Copymaster: Probability vocabulary cards
Probably Pistachio by Stuart J. Murphy
Various sized clear jars
Take a Chance!
This activity is based on the picture book Probably Pistachio
Author: Stuart J. Murphy
Illustrator: Marsha Winborn
Publisher: Harper Collins (2001)
The vocabulary of possible outcomes is explored through a story of one boy’s day when everything goes wrong. As the day unfolds Jack tries to predict what will happen based on experience and chance. The pictograms that represent his thinking are valuable representations of how we use experience and knowledge to make predictions.

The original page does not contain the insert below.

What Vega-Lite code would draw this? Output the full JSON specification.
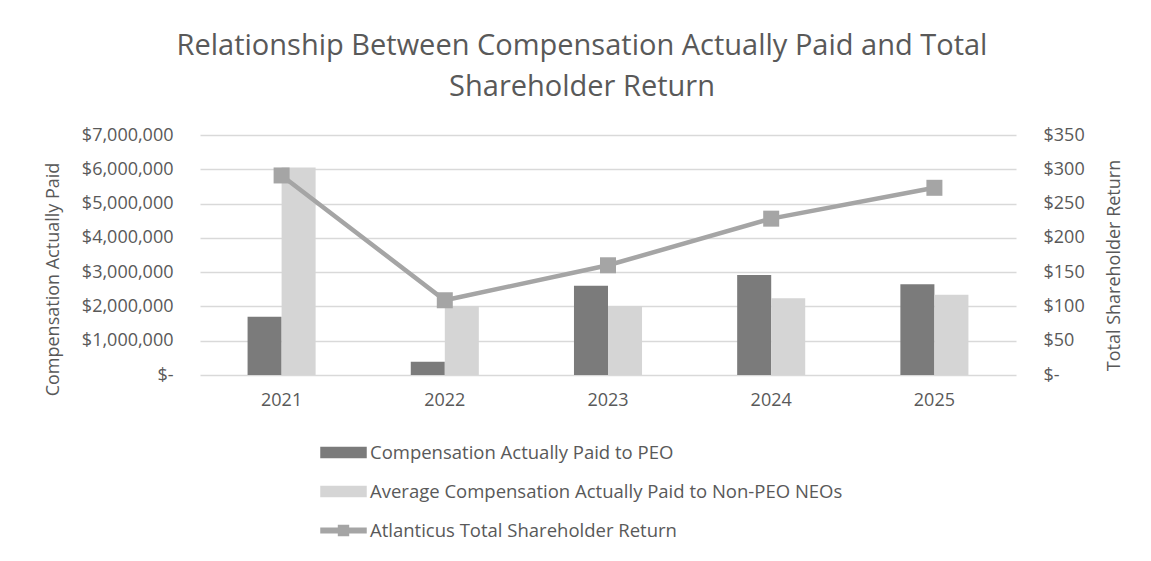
{
  "$schema": "https://vega.github.io/schema/vega-lite/v6.json",
  "autosize": "none",
  "width": 816,
  "height": 240,
  "padding": {"left": 200, "top": 135, "right": 135, "bottom": 186},
  "background": "white",
  "config": {
    "font": "Open Sans",
    "view": {"stroke": null},
    "axis": {"labelColor": "#595959", "titleColor": "#595959", "labelFont": "Open Sans", "titleFont": "Open Sans", "titleFontWeight": "normal"}
  },
  "title": {
    "text": ["Relationship Between Compensation Actually Paid and Total", "Shareholder Return"],
    "fontSize": 29,
    "font": "Open Sans",
    "fontWeight": "normal",
    "color": "#595959",
    "anchor": "middle",
    "dx": -26,
    "offset": 24,
    "lineHeight": 41
  },
  "datasets": {
    "comp": [
      {"year": "2021", "series": "Compensation Actually Paid to PEO", "value": 1700000},
      {"year": "2021", "series": "Average Compensation Actually Paid to Non-PEO NEOs", "value": 6050000},
      {"year": "2022", "series": "Compensation Actually Paid to PEO", "value": 390000},
      {"year": "2022", "series": "Average Compensation Actually Paid to Non-PEO NEOs", "value": 2010000},
      {"year": "2023", "series": "Compensation Actually Paid to PEO", "value": 2600000},
      {"year": "2023", "series": "Average Compensation Actually Paid to Non-PEO NEOs", "value": 2010000},
      {"year": "2024", "series": "Compensation Actually Paid to PEO", "value": 2920000},
      {"year": "2024", "series": "Average Compensation Actually Paid to Non-PEO NEOs", "value": 2240000},
      {"year": "2025", "series": "Compensation Actually Paid to PEO", "value": 2650000},
      {"year": "2025", "series": "Average Compensation Actually Paid to Non-PEO NEOs", "value": 2340000}
    ],
    "tsr": [
      {"year": "2021", "series": "Atlanticus Total Shareholder Return", "tsr": 291},
      {"year": "2022", "series": "Atlanticus Total Shareholder Return", "tsr": 109},
      {"year": "2023", "series": "Atlanticus Total Shareholder Return", "tsr": 160},
      {"year": "2024", "series": "Atlanticus Total Shareholder Return", "tsr": 228},
      {"year": "2025", "series": "Atlanticus Total Shareholder Return", "tsr": 273}
    ]
  },
  "encoding": {
    "x": {
      "field": "year",
      "type": "nominal",
      "scale": {"paddingInner": 0.583, "paddingOuter": 0.2915},
      "axis": {"title": null, "labelAngle": 0, "labelFontSize": 18, "labelPadding": 16, "domain": false, "ticks": false}
    }
  },
  "layer": [
    {
      "data": {"name": "comp"},
      "mark": {"type": "bar"},
      "encoding": {
        "xOffset": {"field": "series", "type": "nominal", "scale": {"domain": ["Compensation Actually Paid to PEO", "Average Compensation Actually Paid to Non-PEO NEOs"], "paddingInner": 0, "paddingOuter": 0}},
        "y": {
          "field": "value",
          "type": "quantitative",
          "scale": {"domain": [0, 7000000], "nice": false},
          "axis": {
            "title": "Compensation Actually Paid",
            "titleFontSize": 18,
            "titleAngle": -90,
            "titleX": -147,
            "titleY": 144,
            "titleAlign": "center",
            "titleBaseline": "middle",
            "values": [0, 1000000, 2000000, 3000000, 4000000, 5000000, 6000000, 7000000],
            "labelExpr": "datum.value == 0 ? '$-\u00a0\u00a0' : '$' + format(datum.value, ',')",
            "labelFontSize": 18,
            "labelPadding": 27,
            "domain": false,
            "ticks": false,
            "grid": true,
            "gridColor": "#d9d9d9",
            "gridWidth": 1.3
          }
        },
        "color": {
          "field": "series",
          "type": "nominal",
          "scale": {
            "domain": ["Compensation Actually Paid to PEO", "Average Compensation Actually Paid to Non-PEO NEOs", "Atlanticus Total Shareholder Return"],
            "range": ["#7b7b7b", "#d5d5d5", "#a5a5a5"]
          },
          "legend": {
            "title": null,
            "orient": "none",
            "legendX": 120,
            "legendY": 294,
            "direction": "vertical",
            "labelFontSize": 18.5,
            "labelColor": "#595959",
            "labelFont": "Open Sans",
            "labelLimit": 0,
            "symbolSize": 2025,
            "labelOffset": 3,
            "rowPadding": 6,
            "encode": {
              "symbols": {
                "update": {
                  "shape": {"signal": "datum.value === 'Atlanticus Total Shareholder Return' ? 'M-1,-0.1H1V0.1H-1Z M-0.22,-0.22H0.22V0.22H-0.22Z' : 'M-1,-0.22H1V0.22H-1Z'"},
                  "fill": {"signal": "scale('color', datum.value)"},
                  "stroke": {"value": "transparent"},
                  "opacity": {"value": 1}
                }
              }
            }
          }
        }
      }
    },
    {
      "data": {"name": "tsr"},
      "encoding": {
        "y": {
          "field": "tsr",
          "type": "quantitative",
          "scale": {"domain": [0, 350], "nice": false},
          "axis": {
            "orient": "right",
            "title": "Total Shareholder Return",
            "titleFontSize": 18,
            "titleAngle": -90,
            "titleX": 98,
            "titleY": 130,
            "titleAlign": "center",
            "titleBaseline": "middle",
            "values": [0, 50, 100, 150, 200, 250, 300, 350],
            "labelExpr": "datum.value == 0 ? '$-' : '$' + format(datum.value, ',')",
            "labelFontSize": 18,
            "labelPadding": 27,
            "domain": false,
            "ticks": false,
            "grid": false
          }
        },
        "color": {"field": "series", "type": "nominal"}
      },
      "layer": [
        {"mark": {"type": "line", "strokeWidth": 4.5}},
        {"mark": {"type": "point", "shape": "square", "filled": true, "size": 256, "opacity": 1}}
      ]
    }
  ],
  "resolve": {"scale": {"y": "independent"}}
}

- Prior to reading, demonstrate the idea of possible outcomes by placing several items in a clear container or plastic bag. (The items should all be the same size and shape but different colours such as unifix blocks or counters). Cover the jar or bag and ask students to make a prediction about what chance they have of pulling out a particular colour based on what they know about the colours you put in. Ask a student to select an item without looking and check the prediction.
For example, put in 6 red blocks and ask:
What chance do you have of getting a green one?
Or put in 5 red and 1 blue and ask:
What will I probably get when I pick out one?
Encourage the use of key vocabulary words you will be looking for during the activity.
- Share the book with your students, emphasizing the vocabulary. You may want to create a word bank as you read. As you get to the pages where Jack’s thinking is shown in bubbles, ask students to pair share and make predictions about what the outcome will be on the next page.
- Make a large copy of the vocabulary cards (copymaster) and discuss each word and colour in the agreed amount of the strip beside the word so everyone has a shared understanding of the visual cue. Cut the strips apart and give each pair of students one key word strip. For example:
- Then ask students to use the containers/jars and the sets of items (counters, blocks, buttons etc) to create a jar that shows the chance word they have. Get them to test their chance jar with another pair.
- To follow on from this lesson students can continue to explore the vocabulary and the chance jars by trying other words and discussing which ones are “sure things” and which ones are easier or harder to predict. There are also several follow up activities suggested at the back of the book in notes provided for adults.